Sunday, May 22, 2016

Daredevil: Two Origins

I suspect it isn't an overly popular idea (though I have no data to prove anything one way or the other) but among the revisionist origins of Daredevil, I prefer "Daredevil: Yellow" by Jeff Loeb and Tim Sale to "Man Without Fear" by Frank Miller and John Romita Jr.

The Miller tale is a good one, to be sure, and it has some of the best artwork of Romita's career (which is really saying something). It just doesn't work for me as a DD origin. Shoot me but I'm big into organic character development and I've always liked the idea, played out over a long stretch of DD's history, that his world became progressively darker and more nihilistic and began to take more of a psychological toll on Matt Murdock, the man in the devil suit. He carries on a crusade that has no end. As he gets older, he's toughened by his experiences, gets meaner, harder. The bad guys seem to multiply and get more violent and creeping behind everything he does is the fact that he's getting a little older and a little slower and they just seem to get bigger and younger and more vicious and to keep on coming.

DDY examines Matt's early career a costumed vigilante through that lens. It's the older, more weathered Matt looking back on his younger days in the wake of the death of Karen Page. To an extent, he's romanticizing them. Villains talked a lot back then, he recalls when facing off against Electro, rather than leaving women in puddles of blood in some back alley. If Matt didn't go through those days, if all of that is erased, it fundamentally changes both his story and him.

DDY is a minimally revisionist tale. Loeb and Sale set their story during the time covered by the first few issues of Daredevil's comic and their various alterations to the originals bring those early stories down to earth a bit--literally, in one case--and make them more personal. MWF, on the other hand, is a wholesale rewrite. Here, rather than developing organically, the ugliness and nihilism of later Daredevil is front-and-center right from the beginning. For a lot of his career, Matt wasn't a killer. More than that, he would sometimes preach against the practice with such self-righteous fury that he became rather unlikable (it was usually a ridiculous overreaction). Over time, he becomes a lot less concerned about the health and safety of the scum he battles--again, an organic development--but he's certainly never become the Punisher, who became his adversary primarily because of this very issue. MWF wipes away all of that history and makes him a killer right from the start. Worse, it has him kill an innocent via a bit of utter stupidity. Matt would never be able to live with himself if he'd done something like that (and this was later retconned away). But MWF Matt is a guy who is so mentally unstable that, as an adult, he attacks some thugs looking to rob him and beats them to a pulp because he sees them as tormentors from his childhood.
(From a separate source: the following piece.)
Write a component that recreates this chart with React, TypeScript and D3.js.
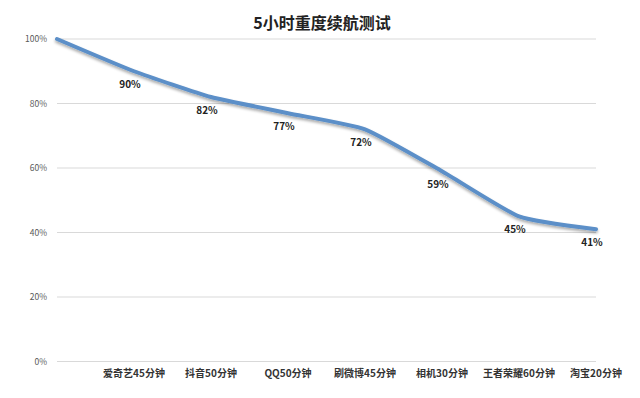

I've been a DD fan most of my life and I don't recognize that character.

Elektra and Stick, which were both great elements added to Daredevil's world by Miller during his first run on the book, aren't present in DDY but as with DD's original comic origin tale, DDY doesn't do anything to preclude them.

In MWF, Matt's relationship with Elektra is radically changed. Originally, Elektra was a sort of dark mirror of Matt--a bad path down which he could have gone. Because of the murder of her father, she became a cold and vicious woman who killed people for a living. Her relationship with Matt was a peaceful calm before that storm when the two of them were happy. MWF presents her as a vicious murderer right from the start, who seems to have little regard for human life and, worse, kills because she gets a kick out of it, the latter a characterization entirely alien to the canonical Elektra.

As stories, without reference to where they stand in relationship to the rest of Daredevil's history, both DDY and MWF are quite good and they're both problematic at times as well. Looking at them as revisionist origins though, DDY works while MWF doesn't. Elements of MWF have--unwisely, in my view--been written into the regular book at times but it's unworkable as an origin if we're to keep DD's history as it has existed over the decades. No shoehorn can stuff it in--huge portions of that history, including most of DD's character arc, must be swept away to make room for it. DDY mostly leaves things alone, cleans up some silliness from some of the earlier stories and shows how they aren't so much of a departure from what came later. It's a better origin.